I Know Why the Caged Bird Sings
I Know Why the Caged Bird Sings by Maya Angelou is 281 pages of pure heart and reality. This autobiography caught my interest at the library for its creative title, which implies that even though some of us go through tough events and meet oppressing people, we can still take something sweet from our experiences and turn our lives into something worthwhile. Angelou draws inspiration from one main aspect: reality.
Everything that she writes is very true and she tells events exactly the way they happened and exactly how she was feeling. Angelou does not leave out any details because they may be too gory or immoral for the faint-hearted, but rather embellishes on every event that shaped her life, and explains every hardship she had to endure. The author discusses topics such as rape, the complication of having colored skin, never having a true home, running away, sleeping in junkyards, having a w**** for a mother, and driving her drunk father home from Mexico, all with a passion for telling the truth and giving readers her childhood as a whole, rather than a watered-down version. Angelou remains a free spirit throughout her troubled life. This is best demonstrated by the passage, “I was a loose kite in a gentle wind, floating with only my will for an anchor” (245), in which the author describes her feelings after running away from the trailer park in which her dad and his girlfriend live. She uses this metaphor and sensory details to showcase her innocent optimism, which allows her to erase everything that is clouding her world.

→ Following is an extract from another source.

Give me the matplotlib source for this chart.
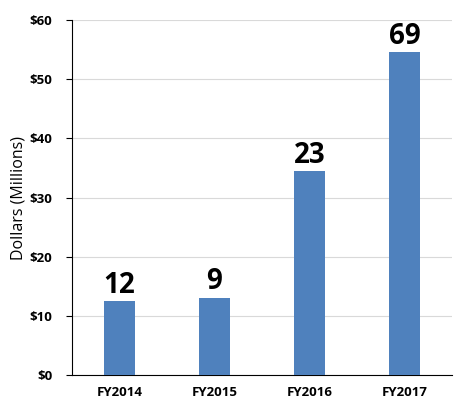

But it also describes her need for a solid home and family in her life, something which she has not yet fully experienced. Her older brother, Bailey, has been her only solid foundation that has allowed her to push through life’s hardships. The quote, “The world had taken a deep breath and was having doubts about continuing to revolve” (30) describes Angelou’s childhood feeling every time some of the girls from the white side of town came over to her Momma’s store to mock her family for the color of their skin. She never fully understood what caused them to be humiliated so, but every time she wished to be in another place and the world stood still, if just for a moment. This entire novel is a tug-o-war with the innocence of childhood and the obscurity of growing up with black skin and a disjointed family. Angelou does a marvelous job of revealing the truth to its most powerful degree, and enlightening readers of her hardships.